There are hundreds of thousands, now reaching toward the millions, of boys and men of the priesthood who love the Lord and who walk in obedience to his commandments. These husbands and fathers govern their homes in kindness and with a spirit of love and appreciation. They answer every call to serve in whatever capacity as such calls come from the Church. They are good citizens of the governments under which they live wherever they may be across the world. They are good neighbors in their communities. As employees, they are loyal. They work with diligence and with honesty and integrity. They are men who live chaste and honorable lives, men who love the Lord and are loved by him.
I thank you from the bottom of my heart for the goodness of your lives. I thank you for your examples before your families and before the world. You bring honor to this church. You bring happiness and peace and security into the lives of your wives and children. You indulge your generous instincts in giving to the poor, in befriending the lonely, in standing up for the very best in our society. You are the sweet fruits of this beautiful gospel of the Son of God.

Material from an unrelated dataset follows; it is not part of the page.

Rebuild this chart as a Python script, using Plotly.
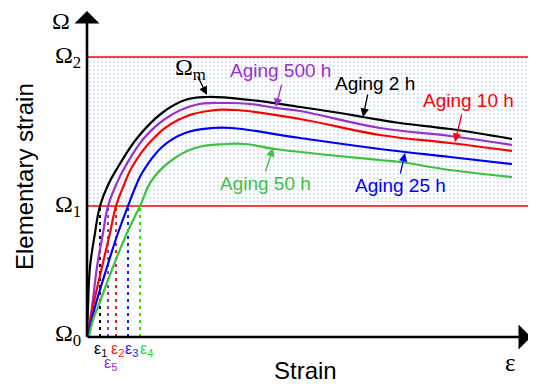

No sense of guilt troubles your sleep. No violations of the commandments of God haunt your days. You are those whom I call my loyal brethren.
I thank you for that tremendous loyalty. Men of your kind have carried forward this work from the beginning. They were present in the home of Peter Whitmer when the Church was organized. They were among the few who stood by the Prophet in the troubled days of the New York period of the Church. They readily left Kirtland to serve missions wherever they were asked to go, at the call of the Prophet.
They made the long march with Zion’s Camp, the eight-hundred-mile journey from Ohio to western Missouri. They stood by the Prophet in Liberty Jail. Peeled and driven, they staggered with the destitute Saints across the bottomlands of the Mississippi and into Quincy, Illinois.
They drained the swamps of Commerce to create Nauvoo the Beautiful. They erected the magnificent house of the Lord on the hill above the river. They were with Joseph at Carthage. They mourned his death and rallied to the leadership of the Twelve. With mobs at their backs they abandoned their homes and temple and faced the Iowa winter. Some of them marched the long, long road with the Mormon Battalion to San Diego and then back to the valley of the Great Salt Lake.
Others followed the Elkhorn and the Platte on to Scottsbluff, South Pass, Independence Rock, and down into this valley. Here they grubbed sagebrush; fought crickets; labored and prayed; built homes, churches, and temples to their God.
Through all of this long odyssey there were those who were not loyal, some few who were traitors, who were betrayers, but they were a small minority. Honor be to those who stood firm, and to their wives who worked beside them.
You, my brethren, are of that same kind—loyal, men of faith, men of virtue, men who love their families and love their brethren and sisters, men who build temples and then labor in them, men who respond to calls to serve and do so without stint or selfishness of any kind; men who love God and his Only Begotten Son, the Lord Jesus Christ.
I cannot say enough of appreciation for you. Your sustaining vote in this conference means more than I can express. Sometimes when I think the load is heavy and the burdens are many, I think of you who not only raise your hands in affirmation, but also give of your hearts, time, and substance in loyal support.
God bless you. I pray for you, that there may be peace and love in your homes, that you may be prospered in your honest endeavors, and that when the time comes you may stand before the Lord and receive his welcome: “Well done, thou good and faithful servant.”
I invoke the blessings of heaven upon each of you and upon your loved ones and do it with gratitude in my heart, in the name of Jesus Christ, amen.